--- BEGIN STORED DATA ---
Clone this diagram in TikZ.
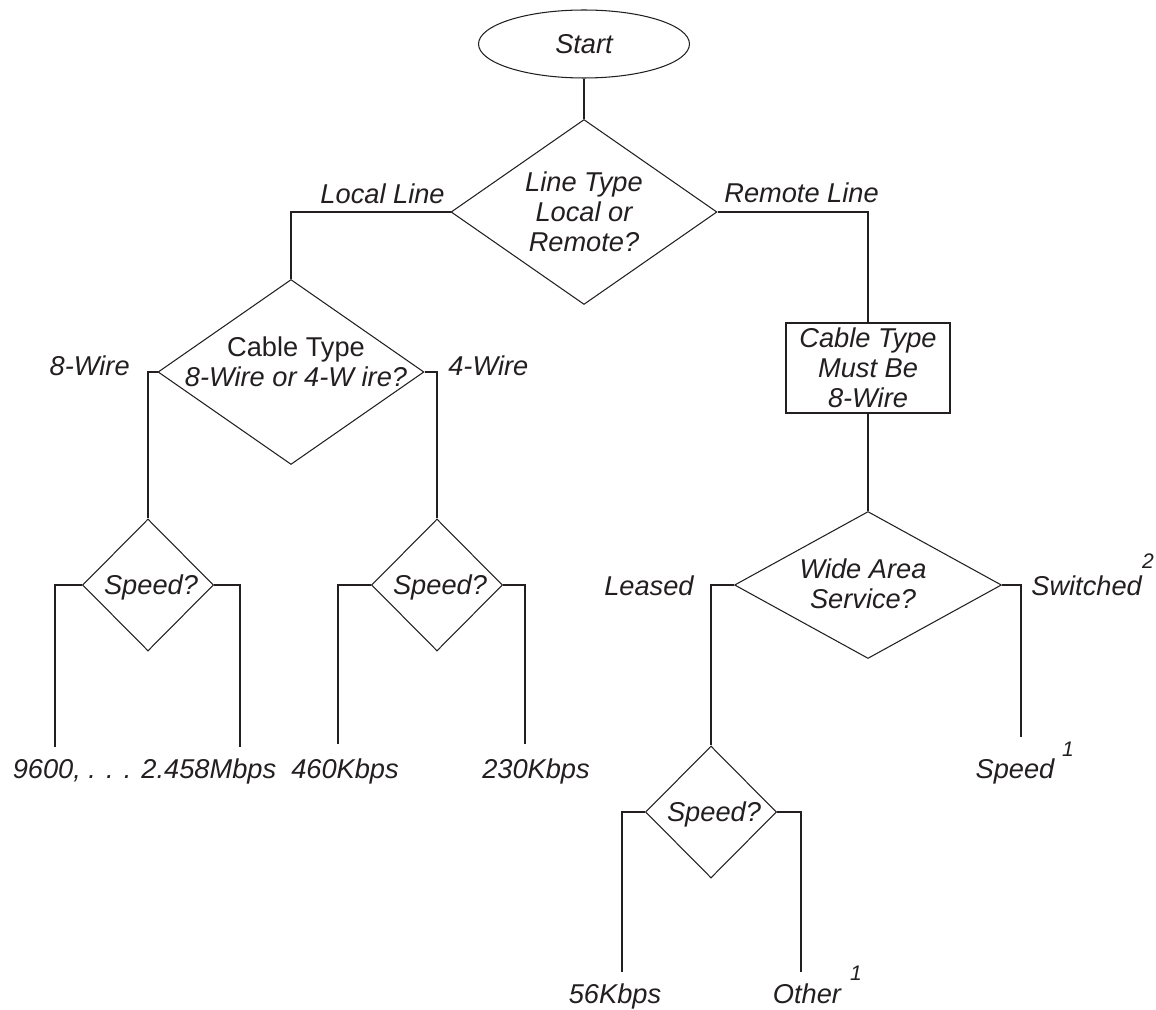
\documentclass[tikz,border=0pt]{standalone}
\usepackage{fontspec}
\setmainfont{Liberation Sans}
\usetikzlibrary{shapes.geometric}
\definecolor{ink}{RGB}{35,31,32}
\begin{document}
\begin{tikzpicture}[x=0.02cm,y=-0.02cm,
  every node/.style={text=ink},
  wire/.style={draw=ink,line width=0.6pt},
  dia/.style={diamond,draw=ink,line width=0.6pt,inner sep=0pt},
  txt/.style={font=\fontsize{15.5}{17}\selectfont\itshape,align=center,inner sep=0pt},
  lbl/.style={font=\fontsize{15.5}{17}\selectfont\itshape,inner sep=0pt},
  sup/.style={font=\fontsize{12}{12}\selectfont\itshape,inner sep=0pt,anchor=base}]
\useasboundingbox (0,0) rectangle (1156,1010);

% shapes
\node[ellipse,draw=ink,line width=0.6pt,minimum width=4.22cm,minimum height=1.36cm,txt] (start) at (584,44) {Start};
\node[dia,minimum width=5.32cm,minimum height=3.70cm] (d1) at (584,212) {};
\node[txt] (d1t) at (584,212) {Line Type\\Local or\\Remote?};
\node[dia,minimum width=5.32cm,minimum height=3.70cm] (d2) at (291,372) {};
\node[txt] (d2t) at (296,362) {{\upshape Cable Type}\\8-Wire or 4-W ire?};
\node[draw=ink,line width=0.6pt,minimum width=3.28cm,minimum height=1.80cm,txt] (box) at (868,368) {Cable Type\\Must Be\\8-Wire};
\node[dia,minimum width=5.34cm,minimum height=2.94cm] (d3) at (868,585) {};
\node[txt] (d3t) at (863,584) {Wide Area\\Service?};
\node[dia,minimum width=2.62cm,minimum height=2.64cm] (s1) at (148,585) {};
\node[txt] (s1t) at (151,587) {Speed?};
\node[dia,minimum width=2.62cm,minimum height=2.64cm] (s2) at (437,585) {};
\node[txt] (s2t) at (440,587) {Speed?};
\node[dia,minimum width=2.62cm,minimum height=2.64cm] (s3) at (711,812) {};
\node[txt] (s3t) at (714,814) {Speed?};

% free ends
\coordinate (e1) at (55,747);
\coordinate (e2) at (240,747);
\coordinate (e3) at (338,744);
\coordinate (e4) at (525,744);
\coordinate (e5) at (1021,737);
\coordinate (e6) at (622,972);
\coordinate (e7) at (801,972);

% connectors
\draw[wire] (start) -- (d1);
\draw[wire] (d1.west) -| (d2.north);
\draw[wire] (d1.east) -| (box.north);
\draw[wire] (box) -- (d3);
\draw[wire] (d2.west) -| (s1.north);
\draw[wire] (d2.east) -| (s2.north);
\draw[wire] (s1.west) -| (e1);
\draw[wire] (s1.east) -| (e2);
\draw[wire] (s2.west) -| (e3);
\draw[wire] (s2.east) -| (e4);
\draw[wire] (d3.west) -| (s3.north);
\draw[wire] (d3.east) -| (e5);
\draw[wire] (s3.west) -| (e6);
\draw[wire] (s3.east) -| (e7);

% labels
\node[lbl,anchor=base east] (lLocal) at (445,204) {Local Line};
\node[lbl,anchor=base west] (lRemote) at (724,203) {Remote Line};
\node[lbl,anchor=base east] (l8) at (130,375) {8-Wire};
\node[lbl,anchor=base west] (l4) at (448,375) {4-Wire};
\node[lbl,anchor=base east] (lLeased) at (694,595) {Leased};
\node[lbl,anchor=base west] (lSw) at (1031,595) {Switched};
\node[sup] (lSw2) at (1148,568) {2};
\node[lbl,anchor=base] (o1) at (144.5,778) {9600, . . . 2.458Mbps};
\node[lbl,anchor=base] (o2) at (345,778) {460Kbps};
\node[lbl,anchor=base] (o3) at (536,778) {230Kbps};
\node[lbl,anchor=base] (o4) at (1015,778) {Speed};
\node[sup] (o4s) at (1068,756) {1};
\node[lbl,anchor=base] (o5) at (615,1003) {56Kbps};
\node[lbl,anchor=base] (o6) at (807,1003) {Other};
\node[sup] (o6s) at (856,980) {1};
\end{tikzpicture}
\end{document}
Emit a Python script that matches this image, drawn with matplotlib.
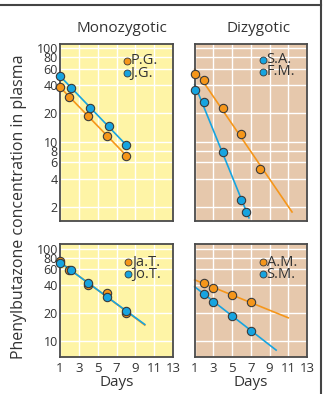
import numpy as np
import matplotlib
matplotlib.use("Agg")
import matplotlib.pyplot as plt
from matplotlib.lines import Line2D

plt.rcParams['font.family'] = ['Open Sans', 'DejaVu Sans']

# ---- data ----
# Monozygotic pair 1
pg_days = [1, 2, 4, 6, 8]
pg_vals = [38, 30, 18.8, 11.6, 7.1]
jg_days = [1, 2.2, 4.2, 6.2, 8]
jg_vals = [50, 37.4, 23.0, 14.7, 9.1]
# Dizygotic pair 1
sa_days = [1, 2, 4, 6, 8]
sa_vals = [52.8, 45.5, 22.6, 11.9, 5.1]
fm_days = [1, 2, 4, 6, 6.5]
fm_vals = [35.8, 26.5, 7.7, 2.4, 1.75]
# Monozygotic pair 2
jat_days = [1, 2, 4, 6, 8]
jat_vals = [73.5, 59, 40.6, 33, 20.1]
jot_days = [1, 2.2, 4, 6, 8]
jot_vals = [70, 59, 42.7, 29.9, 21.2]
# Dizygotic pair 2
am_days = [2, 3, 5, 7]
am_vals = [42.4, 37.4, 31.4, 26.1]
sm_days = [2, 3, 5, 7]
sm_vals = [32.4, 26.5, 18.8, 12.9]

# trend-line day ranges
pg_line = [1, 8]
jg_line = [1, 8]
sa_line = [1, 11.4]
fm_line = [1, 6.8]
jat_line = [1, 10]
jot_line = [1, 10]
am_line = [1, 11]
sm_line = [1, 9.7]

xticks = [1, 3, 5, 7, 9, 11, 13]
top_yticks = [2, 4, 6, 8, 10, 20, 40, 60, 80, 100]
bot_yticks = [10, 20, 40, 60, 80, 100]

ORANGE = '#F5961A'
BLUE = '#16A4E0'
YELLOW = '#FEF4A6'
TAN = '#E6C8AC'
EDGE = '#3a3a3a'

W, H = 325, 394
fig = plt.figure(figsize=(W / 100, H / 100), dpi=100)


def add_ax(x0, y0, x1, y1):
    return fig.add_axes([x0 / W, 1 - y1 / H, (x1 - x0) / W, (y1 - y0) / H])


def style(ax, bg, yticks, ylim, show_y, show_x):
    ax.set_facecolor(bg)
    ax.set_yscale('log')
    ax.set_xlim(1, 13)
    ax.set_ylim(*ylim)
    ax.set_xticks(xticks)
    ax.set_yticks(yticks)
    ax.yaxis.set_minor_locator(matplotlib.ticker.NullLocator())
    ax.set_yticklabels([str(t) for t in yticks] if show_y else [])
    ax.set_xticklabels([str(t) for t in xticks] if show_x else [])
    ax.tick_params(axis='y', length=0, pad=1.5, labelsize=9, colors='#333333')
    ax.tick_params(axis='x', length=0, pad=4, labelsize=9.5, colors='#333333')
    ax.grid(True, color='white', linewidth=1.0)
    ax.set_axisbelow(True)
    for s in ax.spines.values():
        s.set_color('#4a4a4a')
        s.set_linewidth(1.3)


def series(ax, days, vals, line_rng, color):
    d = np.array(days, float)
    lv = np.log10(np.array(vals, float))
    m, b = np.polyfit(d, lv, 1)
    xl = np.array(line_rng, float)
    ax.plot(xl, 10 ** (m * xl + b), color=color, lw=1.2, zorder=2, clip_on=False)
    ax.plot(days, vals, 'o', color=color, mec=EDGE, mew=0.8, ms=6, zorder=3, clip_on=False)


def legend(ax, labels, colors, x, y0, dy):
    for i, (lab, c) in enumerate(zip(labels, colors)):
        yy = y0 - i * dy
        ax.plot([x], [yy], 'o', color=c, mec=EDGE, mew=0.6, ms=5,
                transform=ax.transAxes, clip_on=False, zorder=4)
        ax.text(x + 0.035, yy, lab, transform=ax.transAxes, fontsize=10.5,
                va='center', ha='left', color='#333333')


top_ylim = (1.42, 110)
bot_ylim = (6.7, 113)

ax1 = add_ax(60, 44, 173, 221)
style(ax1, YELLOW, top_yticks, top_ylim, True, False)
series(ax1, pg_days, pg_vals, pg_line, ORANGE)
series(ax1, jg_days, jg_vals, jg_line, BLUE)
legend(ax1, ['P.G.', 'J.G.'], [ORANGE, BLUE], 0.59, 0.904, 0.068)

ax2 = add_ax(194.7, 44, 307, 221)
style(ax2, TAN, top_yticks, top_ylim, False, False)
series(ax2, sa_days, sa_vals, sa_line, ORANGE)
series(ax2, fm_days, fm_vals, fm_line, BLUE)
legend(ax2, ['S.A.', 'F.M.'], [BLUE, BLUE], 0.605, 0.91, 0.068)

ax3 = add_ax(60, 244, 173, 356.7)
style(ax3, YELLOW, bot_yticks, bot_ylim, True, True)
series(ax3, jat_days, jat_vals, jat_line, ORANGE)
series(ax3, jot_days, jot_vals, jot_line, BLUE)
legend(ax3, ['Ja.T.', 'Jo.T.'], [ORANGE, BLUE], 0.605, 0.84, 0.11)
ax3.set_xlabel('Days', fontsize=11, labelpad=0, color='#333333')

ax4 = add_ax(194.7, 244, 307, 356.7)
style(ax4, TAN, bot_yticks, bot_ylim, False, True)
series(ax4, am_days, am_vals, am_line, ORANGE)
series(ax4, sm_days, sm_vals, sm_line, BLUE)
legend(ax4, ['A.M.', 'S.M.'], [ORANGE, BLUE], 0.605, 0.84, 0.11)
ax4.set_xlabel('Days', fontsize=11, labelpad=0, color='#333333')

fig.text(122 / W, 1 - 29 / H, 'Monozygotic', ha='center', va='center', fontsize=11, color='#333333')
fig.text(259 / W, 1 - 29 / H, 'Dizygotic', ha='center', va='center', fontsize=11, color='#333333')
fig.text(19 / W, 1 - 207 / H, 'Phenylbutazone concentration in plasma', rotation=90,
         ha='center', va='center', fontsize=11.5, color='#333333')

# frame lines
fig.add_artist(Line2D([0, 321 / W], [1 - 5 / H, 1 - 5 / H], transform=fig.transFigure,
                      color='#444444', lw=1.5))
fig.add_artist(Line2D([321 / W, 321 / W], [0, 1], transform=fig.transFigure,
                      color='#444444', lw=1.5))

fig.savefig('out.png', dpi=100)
--- END STORED DATA ---
Among the entries above, locate the line with "Emit a Python" and the line with "sm_vals = [32.4, 26.5, 18.8, 12.9]". Give those two lines and all lines between them again, exactly, leaving out the pictures.

Emit a Python script that matches this image, drawn with matplotlib.
import numpy as np
import matplotlib
matplotlib.use("Agg")
import matplotlib.pyplot as plt
from matplotlib.lines import Line2D

plt.rcParams['font.family'] = ['Open Sans', 'DejaVu Sans']

# ---- data ----
# Monozygotic pair 1
pg_days = [1, 2, 4, 6, 8]
pg_vals = [38, 30, 18.8, 11.6, 7.1]
jg_days = [1, 2.2, 4.2, 6.2, 8]
jg_vals = [50, 37.4, 23.0, 14.7, 9.1]
# Dizygotic pair 1
sa_days = [1, 2, 4, 6, 8]
sa_vals = [52.8, 45.5, 22.6, 11.9, 5.1]
fm_days = [1, 2, 4, 6, 6.5]
fm_vals = [35.8, 26.5, 7.7, 2.4, 1.75]
# Monozygotic pair 2
jat_days = [1, 2, 4, 6, 8]
jat_vals = [73.5, 59, 40.6, 33, 20.1]
jot_days = [1, 2.2, 4, 6, 8]
jot_vals = [70, 59, 42.7, 29.9, 21.2]
# Dizygotic pair 2
am_days = [2, 3, 5, 7]
am_vals = [42.4, 37.4, 31.4, 26.1]
sm_days = [2, 3, 5, 7]
sm_vals = [32.4, 26.5, 18.8, 12.9]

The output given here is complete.